--- start Collected data ---

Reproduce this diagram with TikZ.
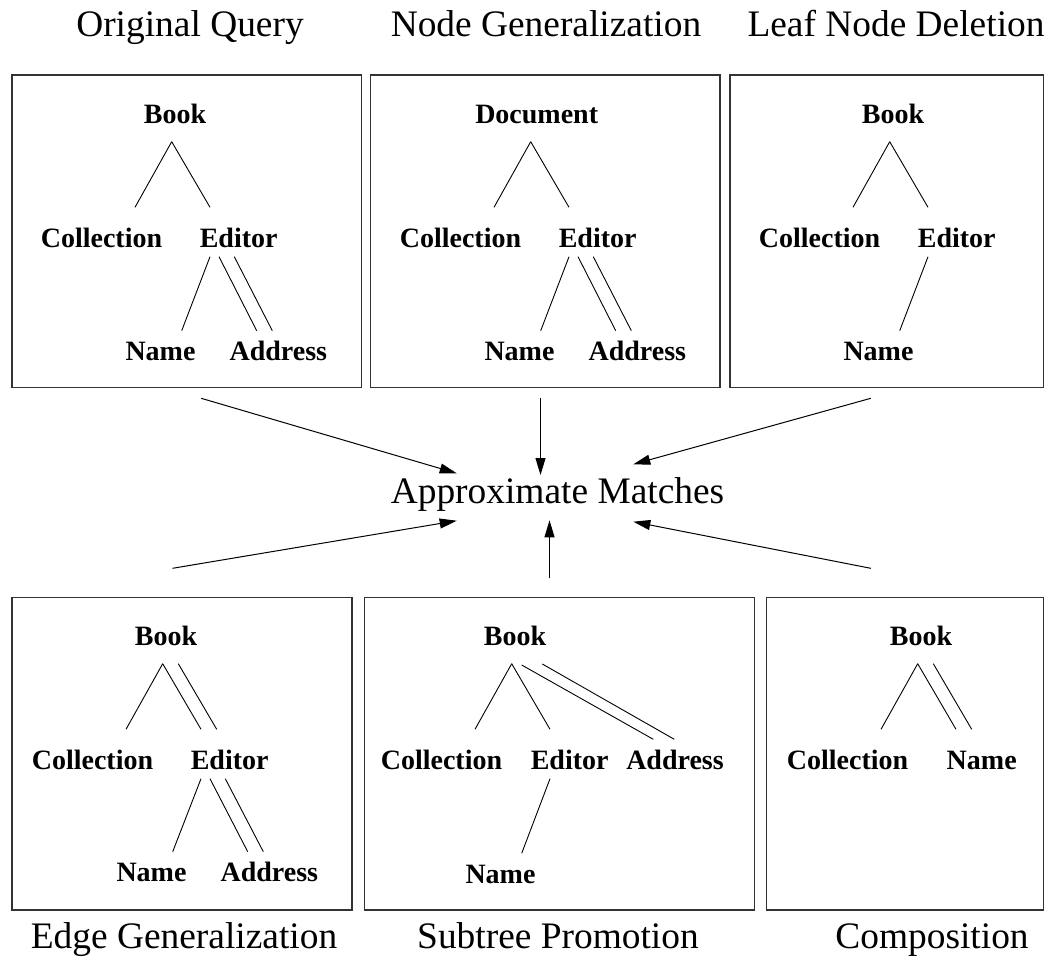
\documentclass[tikz,border=0pt]{standalone}
\usepackage{fontspec}
\setmainfont{Liberation Serif}
\usetikzlibrary{arrows.meta}

\begin{document}
\begin{tikzpicture}[x=1pt,y=-1pt,
  ttl/.style={font=\fontsize{37.4}{40}\selectfont, anchor=base, inner sep=0pt},
  lab/.style={font=\fontsize{28}{30}\selectfont\bfseries, anchor=base, inner sep=0pt},
  frame/.style={draw=black!80, line width=1.3pt},
  edge/.style={line width=0.9pt},
  arr/.style={line width=1pt, -{Triangle[length=17pt,width=10pt]}},
]
\useasboundingbox (0,0) rectangle (1051,966);

% panel titles
\node[ttl] (t-orig)  at (190,36.7)  {Original Query};
\node[ttl] (t-ngen)  at (546,36.7)  {Node Generalization};
\node[ttl] (t-leaf)  at (896,36.7)  {Leaf Node Deletion};
\node[ttl] (t-egen)  at (184,948.3) {Edge Generalization};
\node[ttl] (t-sub)   at (558,948.3) {Subtree Promotion};
\node[ttl] (t-comp)  at (932,948.3) {Composition};

% panel frames
\draw[frame] (12,75) rectangle (361.5,387.5);
\draw[frame] (370.7,75) rectangle (720,387.5);
\draw[frame] (730,75) rectangle (1043.5,387.5);
\draw[frame] (12,597.3) rectangle (352,910);
\draw[frame] (364.3,597.3) rectangle (754.3,910);
\draw[frame] (766.7,597.3) rectangle (1043.5,910);

% original query
\begin{scope}
\node[lab] (q-book) at (175,123) {Book};
\node[lab] (q-coll) at (101.5,247) {Collection};
\node[lab] (q-edit) at (238.7,247) {Editor};
\node[lab] (q-name) at (160.5,360) {Name};
\node[lab] (q-addr) at (278.3,360) {Address};
\draw[edge] ([shift={(-3.3,18.7)}]q-book.base) -- ([shift={(33.5,-39.7)}]q-coll.base);
\draw[edge] ([shift={(-3.3,18.7)}]q-book.base) -- ([shift={(-28.7,-39.7)}]q-edit.base);
\draw[edge] ([shift={(-28.7,9.7)}]q-edit.base) -- ([shift={(21.2,-29.3)}]q-name.base);
\draw[edge] ([shift={(-19.7,9.7)}]q-edit.base) -- ([shift={(-21.6,-29.3)}]q-addr.base);
\draw[edge] ([shift={(-4.4,9.7)}]q-edit.base) -- ([shift={(-6,-29.3)}]q-addr.base);
\end{scope}

% node generalization
\begin{scope}[shift={(359,0)}]
\node[lab] (n-doc)  at (177.7,123) {Document};
\node[lab] (n-coll) at (101.5,247) {Collection};
\node[lab] (n-edit) at (238.7,247) {Editor};
\node[lab] (n-name) at (160.5,360) {Name};
\node[lab] (n-addr) at (278.3,360) {Address};
\draw[edge] ([shift={(-6,18.7)}]n-doc.base) -- ([shift={(33.5,-39.7)}]n-coll.base);
\draw[edge] ([shift={(-6,18.7)}]n-doc.base) -- ([shift={(-28.7,-39.7)}]n-edit.base);
\draw[edge] ([shift={(-28.7,9.7)}]n-edit.base) -- ([shift={(21.2,-29.3)}]n-name.base);
\draw[edge] ([shift={(-19.7,9.7)}]n-edit.base) -- ([shift={(-21.6,-29.3)}]n-addr.base);
\draw[edge] ([shift={(-4.4,9.7)}]n-edit.base) -- ([shift={(-6,-29.3)}]n-addr.base);
\end{scope}

% leaf node deletion
\begin{scope}[shift={(718,0)}]
\node[lab] (l-book) at (175,123) {Book};
\node[lab] (l-coll) at (101.5,247) {Collection};
\node[lab] (l-edit) at (238.7,247) {Editor};
\node[lab] (l-name) at (160.5,360) {Name};
\draw[edge] ([shift={(-3.3,18.7)}]l-book.base) -- ([shift={(33.5,-39.7)}]l-coll.base);
\draw[edge] ([shift={(-3.3,18.7)}]l-book.base) -- ([shift={(-28.7,-39.7)}]l-edit.base);
\draw[edge] ([shift={(-28.7,9.7)}]l-edit.base) -- ([shift={(21.2,-29.3)}]l-name.base);
\end{scope}

% edge generalization
\begin{scope}[shift={(-9,522)}]
\node[lab] (e-book) at (175,123) {Book};
\node[lab] (e-coll) at (101.5,247) {Collection};
\node[lab] (e-edit) at (238.7,247) {Editor};
\node[lab] (e-name) at (160.5,359) {Name};
\node[lab] (e-addr) at (278.3,359) {Address};
\draw[edge] ([shift={(-3.3,18.7)}]e-book.base) -- ([shift={(33.5,-39.7)}]e-coll.base);
\draw[edge] ([shift={(-3.3,18.7)}]e-book.base) -- ([shift={(-28.7,-39.7)}]e-edit.base);
\draw[edge] ([shift={(12.3,18.7)}]e-book.base) -- ([shift={(-13,-39.7)}]e-edit.base);
\draw[edge] ([shift={(-28.7,9.7)}]e-edit.base) -- ([shift={(21.2,-29.3)}]e-name.base);
\draw[edge] ([shift={(-19.7,9.7)}]e-edit.base) -- ([shift={(-21.6,-29.3)}]e-addr.base);
\draw[edge] ([shift={(-4.4,9.7)}]e-edit.base) -- ([shift={(-6,-29.3)}]e-addr.base);
\end{scope}

% subtree promotion
\begin{scope}[shift={(340,522)}]
\node[lab] (s-book) at (175,123) {Book};
\node[lab] (s-coll) at (101.5,247) {Collection};
\node[lab] (s-edit) at (229.7,247) {Editor};
\node[lab] (s-addr) at (335,247) {Address};
\node[lab] (s-name) at (160.5,361) {Name};
\draw[edge] ([shift={(-3.3,18.7)}]s-book.base) -- ([shift={(33.5,-39.7)}]s-coll.base);
\draw[edge] ([shift={(-3.3,18.7)}]s-book.base) -- ([shift={(-19.7,-39.7)}]s-edit.base);
\draw[edge] ([shift={(6.7,20)}]s-book.base) -- ([shift={(-21.7,-29.7)}]s-addr.base);
\draw[edge] ([shift={(27.3,19)}]s-book.base) -- ([shift={(-0.7,-29.7)}]s-addr.base);
\draw[edge] ([shift={(-19.7,9.7)}]s-edit.base) -- ([shift={(21.2,-29.7)}]s-name.base);
\end{scope}

% composition
\begin{scope}[shift={(746,522)}]
\node[lab] (c-book) at (175,123) {Book};
\node[lab] (c-coll) at (101.5,247) {Collection};
\node[lab] (c-name) at (235.7,247) {Name};
\draw[edge] ([shift={(-3.3,18.7)}]c-book.base) -- ([shift={(33.5,-39.7)}]c-coll.base);
\draw[edge] ([shift={(-3.3,18.7)}]c-book.base) -- ([shift={(-25.7,-39.7)}]c-name.base);
\draw[edge] ([shift={(12.3,18.7)}]c-book.base) -- ([shift={(-10,-39.7)}]c-name.base);
\end{scope}

% approximate matches and the arrows into it
\node[ttl] (am) at (557.5,503.3) {Approximate Matches};
\coordinate (from-orig) at (201.2,398.3);
\coordinate (from-ngen) at (540.5,398.3);
\coordinate (from-leaf) at (870.8,398.3);
\coordinate (from-egen) at (172.5,568.3);
\coordinate (from-sub)  at (549.5,578.3);
\coordinate (from-comp) at (870.8,568.3);
\draw[arr] (from-orig) -- ([shift={(-100.8,-30)}]am.base);
\draw[arr] (from-ngen) -- ([shift={(-17,-28.3)}]am.base);
\draw[arr] (from-leaf) -- ([shift={(75.8,-39)}]am.base);
\draw[arr] (from-egen) -- ([shift={(-100.8,17.4)}]am.base);
\draw[arr] (from-sub)  -- ([shift={(-8,17)}]am.base);
\draw[arr] (from-comp) -- ([shift={(75.8,18.4)}]am.base);
\end{tikzpicture}
\end{document}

--- end Collected data ---

The material above must be printed exactly, with its pictures left out.

Reproduce this diagram with TikZ.
\documentclass[tikz,border=0pt]{standalone}
\usepackage{fontspec}
\setmainfont{Liberation Serif}
\usetikzlibrary{arrows.meta}

\begin{document}
\begin{tikzpicture}[x=1pt,y=-1pt,
  ttl/.style={font=\fontsize{37.4}{40}\selectfont, anchor=base, inner sep=0pt},
  lab/.style={font=\fontsize{28}{30}\selectfont\bfseries, anchor=base, inner sep=0pt},
  frame/.style={draw=black!80, line width=1.3pt},
  edge/.style={line width=0.9pt},
  arr/.style={line width=1pt, -{Triangle[length=17pt,width=10pt]}},
]
\useasboundingbox (0,0) rectangle (1051,966);

% panel titles
\node[ttl] (t-orig)  at (190,36.7)  {Original Query};
\node[ttl] (t-ngen)  at (546,36.7)  {Node Generalization};
\node[ttl] (t-leaf)  at (896,36.7)  {Leaf Node Deletion};
\node[ttl] (t-egen)  at (184,948.3) {Edge Generalization};
\node[ttl] (t-sub)   at (558,948.3) {Subtree Promotion};
\node[ttl] (t-comp)  at (932,948.3) {Composition};

% panel frames
\draw[frame] (12,75) rectangle (361.5,387.5);
\draw[frame] (370.7,75) rectangle (720,387.5);
\draw[frame] (730,75) rectangle (1043.5,387.5);
\draw[frame] (12,597.3) rectangle (352,910);
\draw[frame] (364.3,597.3) rectangle (754.3,910);
\draw[frame] (766.7,597.3) rectangle (1043.5,910);

% original query
\begin{scope}
\node[lab] (q-book) at (175,123) {Book};
\node[lab] (q-coll) at (101.5,247) {Collection};
\node[lab] (q-edit) at (238.7,247) {Editor};
\node[lab] (q-name) at (160.5,360) {Name};
\node[lab] (q-addr) at (278.3,360) {Address};
\draw[edge] ([shift={(-3.3,18.7)}]q-book.base) -- ([shift={(33.5,-39.7)}]q-coll.base);
\draw[edge] ([shift={(-3.3,18.7)}]q-book.base) -- ([shift={(-28.7,-39.7)}]q-edit.base);
\draw[edge] ([shift={(-28.7,9.7)}]q-edit.base) -- ([shift={(21.2,-29.3)}]q-name.base);
\draw[edge] ([shift={(-19.7,9.7)}]q-edit.base) -- ([shift={(-21.6,-29.3)}]q-addr.base);
\draw[edge] ([shift={(-4.4,9.7)}]q-edit.base) -- ([shift={(-6,-29.3)}]q-addr.base);
\end{scope}

% node generalization
\begin{scope}[shift={(359,0)}]
\node[lab] (n-doc)  at (177.7,123) {Document};
\node[lab] (n-coll) at (101.5,247) {Collection};
\node[lab] (n-edit) at (238.7,247) {Editor};
\node[lab] (n-name) at (160.5,360) {Name};
\node[lab] (n-addr) at (278.3,360) {Address};
\draw[edge] ([shift={(-6,18.7)}]n-doc.base) -- ([shift={(33.5,-39.7)}]n-coll.base);
\draw[edge] ([shift={(-6,18.7)}]n-doc.base) -- ([shift={(-28.7,-39.7)}]n-edit.base);
\draw[edge] ([shift={(-28.7,9.7)}]n-edit.base) -- ([shift={(21.2,-29.3)}]n-name.base);
\draw[edge] ([shift={(-19.7,9.7)}]n-edit.base) -- ([shift={(-21.6,-29.3)}]n-addr.base);
\draw[edge] ([shift={(-4.4,9.7)}]n-edit.base) -- ([shift={(-6,-29.3)}]n-addr.base);
\end{scope}

% leaf node deletion
\begin{scope}[shift={(718,0)}]
\node[lab] (l-book) at (175,123) {Book};
\node[lab] (l-coll) at (101.5,247) {Collection};
\node[lab] (l-edit) at (238.7,247) {Editor};
\node[lab] (l-name) at (160.5,360) {Name};
\draw[edge] ([shift={(-3.3,18.7)}]l-book.base) -- ([shift={(33.5,-39.7)}]l-coll.base);
\draw[edge] ([shift={(-3.3,18.7)}]l-book.base) -- ([shift={(-28.7,-39.7)}]l-edit.base);
\draw[edge] ([shift={(-28.7,9.7)}]l-edit.base) -- ([shift={(21.2,-29.3)}]l-name.base);
\end{scope}

% edge generalization
\begin{scope}[shift={(-9,522)}]
\node[lab] (e-book) at (175,123) {Book};
\node[lab] (e-coll) at (101.5,247) {Collection};
\node[lab] (e-edit) at (238.7,247) {Editor};
\node[lab] (e-name) at (160.5,359) {Name};
\node[lab] (e-addr) at (278.3,359) {Address};
\draw[edge] ([shift={(-3.3,18.7)}]e-book.base) -- ([shift={(33.5,-39.7)}]e-coll.base);
\draw[edge] ([shift={(-3.3,18.7)}]e-book.base) -- ([shift={(-28.7,-39.7)}]e-edit.base);
\draw[edge] ([shift={(12.3,18.7)}]e-book.base) -- ([shift={(-13,-39.7)}]e-edit.base);
\draw[edge] ([shift={(-28.7,9.7)}]e-edit.base) -- ([shift={(21.2,-29.3)}]e-name.base);
\draw[edge] ([shift={(-19.7,9.7)}]e-edit.base) -- ([shift={(-21.6,-29.3)}]e-addr.base);
\draw[edge] ([shift={(-4.4,9.7)}]e-edit.base) -- ([shift={(-6,-29.3)}]e-addr.base);
\end{scope}

% subtree promotion
\begin{scope}[shift={(340,522)}]
\node[lab] (s-book) at (175,123) {Book};
\node[lab] (s-coll) at (101.5,247) {Collection};
\node[lab] (s-edit) at (229.7,247) {Editor};
\node[lab] (s-addr) at (335,247) {Address};
\node[lab] (s-name) at (160.5,361) {Name};
\draw[edge] ([shift={(-3.3,18.7)}]s-book.base) -- ([shift={(33.5,-39.7)}]s-coll.base);
\draw[edge] ([shift={(-3.3,18.7)}]s-book.base) -- ([shift={(-19.7,-39.7)}]s-edit.base);
\draw[edge] ([shift={(6.7,20)}]s-book.base) -- ([shift={(-21.7,-29.7)}]s-addr.base);
\draw[edge] ([shift={(27.3,19)}]s-book.base) -- ([shift={(-0.7,-29.7)}]s-addr.base);
\draw[edge] ([shift={(-19.7,9.7)}]s-edit.base) -- ([shift={(21.2,-29.7)}]s-name.base);
\end{scope}

% composition
\begin{scope}[shift={(746,522)}]
\node[lab] (c-book) at (175,123) {Book};
\node[lab] (c-coll) at (101.5,247) {Collection};
\node[lab] (c-name) at (235.7,247) {Name};
\draw[edge] ([shift={(-3.3,18.7)}]c-book.base) -- ([shift={(33.5,-39.7)}]c-coll.base);
\draw[edge] ([shift={(-3.3,18.7)}]c-book.base) -- ([shift={(-25.7,-39.7)}]c-name.base);
\draw[edge] ([shift={(12.3,18.7)}]c-book.base) -- ([shift={(-10,-39.7)}]c-name.base);
\end{scope}

% approximate matches and the arrows into it
\node[ttl] (am) at (557.5,503.3) {Approximate Matches};
\coordinate (from-orig) at (201.2,398.3);
\coordinate (from-ngen) at (540.5,398.3);
\coordinate (from-leaf) at (870.8,398.3);
\coordinate (from-egen) at (172.5,568.3);
\coordinate (from-sub)  at (549.5,578.3);
\coordinate (from-comp) at (870.8,568.3);
\draw[arr] (from-orig) -- ([shift={(-100.8,-30)}]am.base);
\draw[arr] (from-ngen) -- ([shift={(-17,-28.3)}]am.base);
\draw[arr] (from-leaf) -- ([shift={(75.8,-39)}]am.base);
\draw[arr] (from-egen) -- ([shift={(-100.8,17.4)}]am.base);
\draw[arr] (from-sub)  -- ([shift={(-8,17)}]am.base);
\draw[arr] (from-comp) -- ([shift={(75.8,18.4)}]am.base);
\end{tikzpicture}
\end{document}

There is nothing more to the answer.